### PROBLEM
Count how many lines contain the word "chart". Respond with the number alone.

○ ○ ○

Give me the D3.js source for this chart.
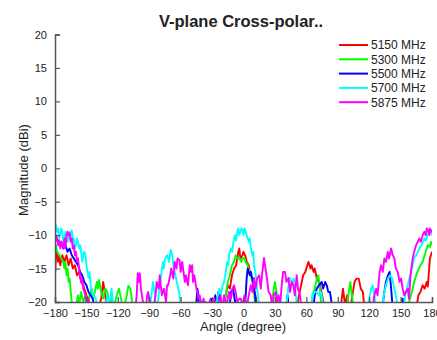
<!DOCTYPE html>
<html lang="en">
<head>
  <meta charset="UTF-8">
  <script src="https://d3js.org/d3.v7.min.js"></script>
  <style>
    body { margin: 0; background: #fff; }
    svg { display: block; }
    text { font-family: "Liberation Sans", Arial, sans-serif; fill: #222; }
  </style>
</head>
<body>
<div id="chart"></div>
<script>
  // angle (degree), magnitude (dBi); values under -20 fall off the axis
  const s5150 = [[-180,-16],[-179,-13],[-178,-12.5],[-177,-14],[-176,-13],[-175,-14.5],[-173,-13],[-171,-14],[-169,-13],[-167,-14.5],[-165,-13.5],[-163,-15],[-161,-14.5],[-159,-16],[-157,-15.5],[-155,-17],[-153,-17.5],[-151,-18.5],[-149,-19.5],[-147,-22],[-140,-22],[-136,-19.5],[-134,-17],[-132,-19],[-130,-22],
    [-20,-22],[-17,-19],[-15,-17.5],[-13,-18],[-11,-16],[-9,-15],[-7,-14.5],[-5,-12.5],[-4,-12],[-3,-13.5],[-1,-13],[0,-12.5],[2,-13.2],[3,-14],[5,-14.5],[6,-15.5],[8,-16.4],[10,-18],[12,-19.5],[14,-22],
    [50,-22],[53,-19],[55,-17.5],[57,-16],[59,-15.5],[61,-14.5],[62,-14],[64,-15],[65,-14.5],[67,-15.5],[68,-15],[70,-16.5],[72,-17],[73,-17.5],[75,-19],[77,-20.5],[80,-22],
    [92,-22],[95,-18],[97,-20.5],[99,-19],[101,-22],[104,-19],[106,-17],[108,-16.5],[110,-16.5],[112,-18],[114,-18.5],[116,-22],
    [160,-22],[165,-21],[167,-19],[169,-18.5],[171,-17.5],[173,-18],[175,-17],[176,-17.7],[178,-13.5],[180,-12.5]];

  const s5300 = [[-180,-12],[-179,-11.5],[-178,-12.5],[-176,-13],[-174,-13.5],[-172,-14],[-171,-15],[-170,-14],[-169,-16],[-168,-15],[-167,-17],[-166,-16.5],[-165,-18.5],[-164,-20],[-163,-21],[-160,-20.5],[-158,-19],[-157,-20.5],[-155,-18.5],[-153,-20],[-151,-19],[-149,-20.5],[-147,-19],[-145,-18],[-144,-19.5],[-142,-18.5],[-140,-17],[-139,-18],[-138,-16.7],[-136,-18.5],[-134,-19.5],[-132,-18],[-130,-18.5],[-128,-20.5],[-126,-19.5],[-124,-21],[-121,-19],[-119,-18],[-117,-19.5],[-115,-21],[-112,-19.5],[-110,-17.6],[-108,-18],[-106,-20.5],[-104,-22],
    [-20,-22],[-17,-19],[-15,-17],[-13,-16],[-11,-14.5],[-9,-14],[-7.5,-13],[-6,-13.5],[-4,-13.4],[-2,-14],[-1,-13.5],[1,-13.4],[2,-14],[4,-14.5],[5,-15.2],[7,-16],[8.5,-17],[10,-18.5],[12,-22],
    [26,-22],[28,-19],[30,-17],[32,-19],[34,-22],
    [64,-22],[66,-19],[68,-18],[70,-16.5],[71.5,-16],[73,-18],[75,-22],
    [98,-22],[100,-19],[102,-17],[104,-19.5],[106,-22],
    [155,-22],[158,-20],[160,-19],[163,-17],[166,-15.5],[169,-14.5],[171,-14],[173,-13],[175,-12],[176,-11.5],[178,-11.8],[179,-11],[180,-11.5]];

  const s5500 = [[-180,-11],[-178,-10.5],[-176,-11.5],[-174,-11],[-172,-12],[-170,-11.5],[-168,-12.5],[-166,-12],[-164,-13],[-162,-13.5],[-160,-14],[-158,-14.5],[-156,-15.5],[-154,-16],[-152,-17],[-150,-17.5],[-148,-18.5],[-146,-19],[-144,-19.5],[-142,-21],[-138,-22],
    [-46,-22],[-44,-18],[-42,-21],
    [-33,-22],[-31,-19.5],[-29,-21],[-27,-19],[-25,-20.5],[-24,-18.5],[-22,-20],[-20,-22],
    [-14,-22],[-12,-18.5],[-10,-18],[-8,-20],[-6,-22],[1,-22],[3,-16.5],[4,-15],[6,-16],[7,-15.5],[9,-17],[11,-19],[13,-22],
    [40,-22],[42,-19],[44,-22],
    [66,-22],[68,-19],[70,-18],[72,-17.5],[74.7,-17],[76,-18],[78,-17],[79.5,-17.5],[81,-18.5],[82.6,-18.5],[84,-20],[86,-22],
    [132,-22],[134,-19],[136,-17],[138,-16],[139.5,-15.5],[141,-18],[143,-22],
    [150,-22],[152,-19.5],[154,-22],[180,-22]];

  const s5700 = [[-180,-9],[-179,-8.5],[-178,-9.5],[-177,-9],[-176,-10.5],[-175,-10],[-174,-9],[-173,-9.5],[-172,-11],[-171,-10.5],[-170,-9.5],[-169,-10],[-168,-11],[-167,-10.5],[-166,-9.5],[-165,-10],[-164,-9.3],[-163,-11],[-162,-10.5],[-161,-12],[-160,-11.5],[-159,-10.5],[-158,-11],[-157,-12],[-156,-11.5],[-155,-12.5],[-154,-14],[-153,-13],[-152,-12.5],[-151,-13],[-150,-14.5],[-149,-15.5],[-148,-16.4],[-147,-15.5],[-146,-17.5],[-144.7,-18.5],[-143,-19],[-141,-19.5],[-139,-21],[-134,-22],[-130,-19],[-128,-20.5],[-126,-18],[-124,-21],[-118,-22],
    [-90,-22],[-88,-19],[-86.4,-17],[-85,-18.5],[-83,-22],[-81,-19],[-79,-16.5],[-77,-14],[-76,-15],[-75,-13.5],[-73,-13],[-71,-14],[-69.5,-12.2],[-68,-13],[-67,-14.5],[-65,-16],[-63,-17.5],[-61,-19],[-59,-22],
    [-27,-22],[-25,-19.5],[-23,-18],[-21.7,-19],[-20,-17.5],[-18.6,-17],[-17,-15.5],[-15.5,-14],[-14.5,-14.5],[-13.8,-13],[-12,-12],[-11,-12.5],[-10,-11.5],[-9,-10.5],[-8,-10],[-7,-10.8],[-6,-9.5],[-5,-9],[-4,-10],[-3,-9.5],[-2,-9],[-1,-9.2],[0,-10],[1,-9],[2,-9.4],[3,-10],[4,-10.5],[5.3,-11],[6,-10.5],[7,-12],[8.5,-13],[9.3,-12.5],[10,-14.5],[11.7,-16],[13,-18],[15,-20.5],[17,-22],
    [40,-22],[42,-19],[44,-16.4],[46,-17],[48,-16.5],[50,-19],[52,-22],
    [64,-22],[66,-19],[68,-18.5],[70,-18.5],[72,-19],[74,-18.5],[76,-20.5],[78,-22],
    [118,-22],[120,-19.5],[122,-18],[123.5,-17.5],[125,-19],[127,-22],[132,-22],[134,-19],[136,-17.5],[138,-16.5],[140,-16],[142,-16.5],[144,-18],[146,-19.5],[148,-22],
    [152,-22],[154,-19.5],[156,-18],[158.5,-16.4],[160,-15.5],[161.5,-14.5],[163,-13.4],[165,-13],[166.5,-12.5],[168,-12],[170,-11.5],[171.5,-11],[172.7,-10.5],[174,-10.8],[175.5,-10],[177.5,-9.5],[179,-9.5],[180,-10]];

  const s5875 = [[-180,-11],[-179,-10],[-178,-10.5],[-177,-11.5],[-176,-10.8],[-175,-12],[-174,-11],[-173,-11.5],[-172,-12],[-171,-10.5],[-170,-12],[-169,-10],[-168,-9.5],[-167,-10],[-166,-9.7],[-165,-11],[-164,-10.5],[-163,-12],[-162,-11.5],[-161,-13],[-160,-12.5],[-159,-14],[-158,-13.5],[-157,-15],[-156,-16],[-155,-17],[-154,-16.5],[-153,-18],[-152,-18.5],[-151,-19],[-150,-20],[-148,-19.5],[-146,-21],[-142,-22],
    [-104,-22],[-102,-19],[-101,-15.7],[-100,-17],[-99,-15.7],[-98,-18],[-96,-20],[-94,-22],[-92,-19],[-91,-18.5],[-89,-21],[-87,-22],[-84,-19],[-82.9,-17],[-81,-18],[-80,-16],[-78,-19],[-76,-18],[-74,-20],[-73,-17.5],[-72,-17.5],[-70,-16],[-69,-15],[-67,-16.5],[-65.7,-14],[-64,-15],[-63,-13.5],[-61,-13.8],[-60,-15.5],[-58.5,-14],[-57.7,-15],[-56,-17],[-55,-16],[-53,-17.5],[-51.3,-14.5],[-50,-15.5],[-49,-14.5],[-48.2,-17],[-47,-16],[-45,-18],[-43,-19.5],[-41.8,-19],[-40,-20.5],[-38,-19.5],[-37,-21],[-36,-20],[-34,-21],[-32,-19.7],[-30,-20.5],[-28,-19.5],[-26,-21],
    [-24,-22],[-22,-19],[-20,-21],[-18.6,-19],[-16,-20.5],[-14,-18.5],[-12,-19.5],[-10.5,-18],[-9,-17.5],[-7.5,-18.5],[-6,-20],[-4,-19.5],[-2.6,-19.5],[-1,-20.5],[1,-19],[3,-21],[5,-19],[7,-17.5],[8.5,-18.5],[10,-16.4],[11.5,-18],[13,-16.5],[15,-16],[16.5,-18],[18,-15.5],[19.6,-13.4],[21,-15],[22.8,-17],[24,-18.5],[26,-19],[27.5,-21],[29,-19],[30.8,-18.5],[32,-20],[33.5,-19],[35,-20.5],[36.5,-17.5],[37.8,-15.5],[39.6,-15.5],[41,-17],[42.9,-16.4],[44.5,-18.5],[46,-17],[47.6,-17.5],[49,-19],[50.8,-16],[52,-18],[54,-19],[55.5,-21],[57,-22],
    [118,-22],[121,-20],[123,-21],[125,-19],[126.6,-18],[128,-19],[130,-15.5],[131.4,-14.5],[133,-15.5],[134.5,-13.5],[136,-14],[137.8,-12.5],[139,-13.5],[141,-12],[142.5,-13],[144,-13.4],[145.5,-15],[147.3,-15.5],[149,-17],[150.5,-16.5],[152,-18],[153.5,-19],[155,-18.5],[156.9,-18],[158,-19.5],[159.5,-16],[161.6,-13.4],[163,-12.5],[164.8,-11.5],[166.5,-11],[168,-10.5],[169.5,-11],[171,-10],[172.7,-9.5],[174,-10],[175,-9],[176,-9.2],[177.5,-10],[178,-9],[179,-9.5],[180,-9.2]];

  const seriesNames = ['5150 MHz', '5300 MHz', '5500 MHz', '5700 MHz', '5875 MHz'];
  const seriesData = [s5150, s5300, s5500, s5700, s5875];
  const seriesColors = ['#ff0000', '#00ff00', '#0000ff', '#00ffff', '#ff00ff'];
  const xTicks = [-180, -150, -120, -90, -60, -30, 0, 30, 60, 90, 120, 150, 180];
  const yTicks = [-20, -15, -10, -5, 0, 5, 10, 15, 20];

  const width = 437, height = 340;
  const mLeft = 55, mRight = 432, mTop = 34.5, mBottom = 302;

  const svg = d3.select('#chart').append('svg')
    .attr('width', width).attr('height', height);

  const x = d3.scaleLinear().domain([-180, 180]).range([mLeft, mRight]);
  const y = d3.scaleLinear().domain([-20, 20]).range([mBottom, mTop]);

  svg.append('clipPath').attr('id', 'plot')
    .append('rect').attr('x', mLeft).attr('y', mTop)
    .attr('width', mRight - mLeft).attr('height', mBottom - mTop);

  const line = d3.line().x(d => x(d[0])).y(d => y(d[1]));

  svg.append('g').attr('clip-path', 'url(#plot)')
    .selectAll('path')
    .data(seriesData)
    .enter().append('path')
    .attr('d', line)
    .attr('fill', 'none')
    .attr('stroke', (d, i) => seriesColors[i])
    .attr('stroke-width', 1.9)
    .attr('stroke-linejoin', 'round');

  // axes: ticks point inward, no box
  const yAxis = svg.append('g').attr('transform', `translate(${mLeft},0)`)
    .call(d3.axisLeft(y).tickValues(yTicks).tickSize(-5).tickPadding(8));
  const xAxis = svg.append('g').attr('transform', `translate(0,${mBottom})`)
    .call(d3.axisBottom(x).tickValues(xTicks).tickSize(-5).tickPadding(7));

  [xAxis, yAxis].forEach(a => {
    a.select('.domain').attr('stroke', '#555').attr('stroke-width', 1.5);
    a.selectAll('.tick line').attr('stroke', '#555').attr('stroke-width', 1.2);
    a.selectAll('.tick text').style('font-size', '11px')
      .style('font-family', '"Liberation Sans", Arial, sans-serif').attr('fill', '#222');
  });

  svg.append('text')
    .attr('x', 241).attr('y', 27)
    .attr('text-anchor', 'middle')
    .style('font-size', '16.5px').style('font-weight', 'bold')
    .text('V-plane Cross-polar..');

  svg.append('text')
    .attr('x', 243).attr('y', 331)
    .attr('text-anchor', 'middle')
    .style('font-size', '13px')
    .text('Angle (degree)');

  svg.append('text')
    .attr('transform', 'translate(28,170) rotate(-90)')
    .attr('text-anchor', 'middle')
    .style('font-size', '13px')
    .text('Magnitude (dBi)');

  const legend = svg.append('g')
    .selectAll('g')
    .data(seriesNames)
    .enter().append('g')
    .attr('transform', (d, i) => `translate(0,${45 + i * 14.3})`);

  legend.append('line')
    .attr('x1', 339).attr('x2', 368)
    .attr('stroke', (d, i) => seriesColors[i])
    .attr('stroke-width', 2);

  legend.append('text')
    .attr('x', 371).attr('y', 4.3)
    .style('font-size', '12px')
    .text(d => d);
</script>
</body>
</html>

○ ○ ○

### THE REPLY
3